When we come to understand this, that we all have weaknesses and are being perfected, we will better understand each other.
So no matter how much you love and adore your brother or sister, allow grace to buffer your love so that you may also understand your brother and sister when they let you down.
In other words, let grace perfect your love so that you may love them wholly even when they let you down, talk about you, disappoint you, lie on you, hate you and turn against you and you're still able to be there to help them and desire good for them.
Let me include a snippet from my daily devotional here as well as my notes that day that really drove this point home!
“If I put my trust in human beings first, I will end up despairing in everyone; I will become bitter, because I have insisted on man being what no man can ever be – absolutely right. Never trust anything but the grace of God in yourself or anyone else.”
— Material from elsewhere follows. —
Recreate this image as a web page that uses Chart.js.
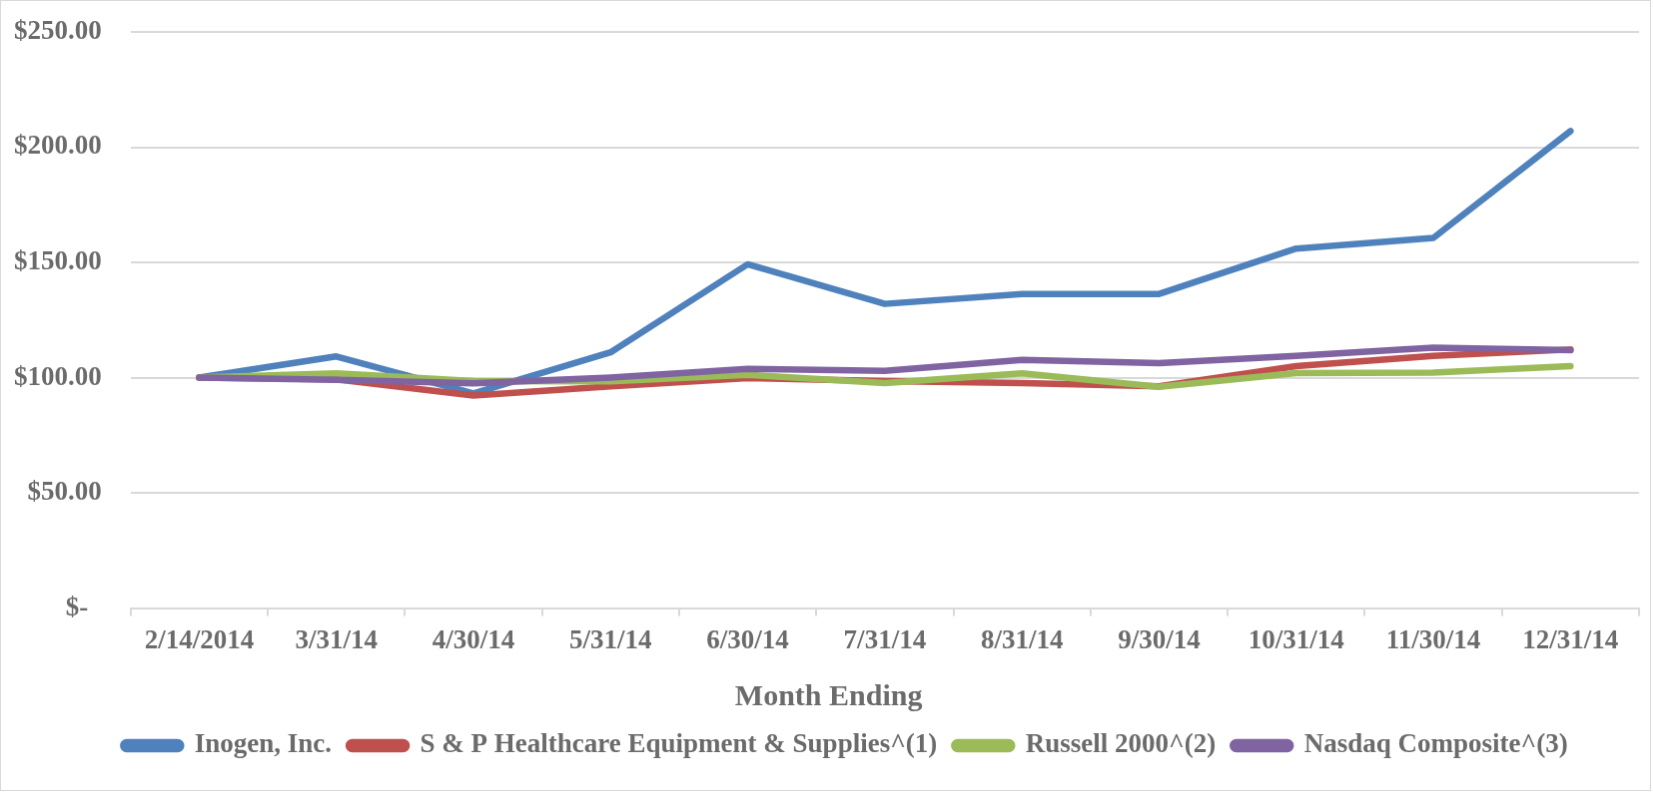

-This right here!! My trust should only be in the grace of God working in a person’s life – not them or their limited abilities. I wouldn’t want anyone thinking that I can’t mess up, so who am I to think of another in that light? No. No one is perfect and I should leave room for them to mess up…Because the Lord does that with me every day and still gives me grace. This same grace should I give to another.”
We have enough pastors and leaders and saints who are hurt and disappointed and bitter and resentful, I don’t want to add to that number.
So I urge you too, let grace rule how you interact with others, especially how you love others. Yes, it’s true that Sis. Smiley is just the sweetest person alive, and yes Bro. Wise is just the most awesome bible scholar you’ve ever met, but calm down a little bit and understand that they aren’t perfect – just as you aren’t. They’re going to fail you, as great and sweet as they are. Don’t put your whole trust in their imperfect nature. They are growing just as much as you are. Love them in spite of this and serve them in spite of this; that is echoing the character of our perfect Lord Jesus in your life.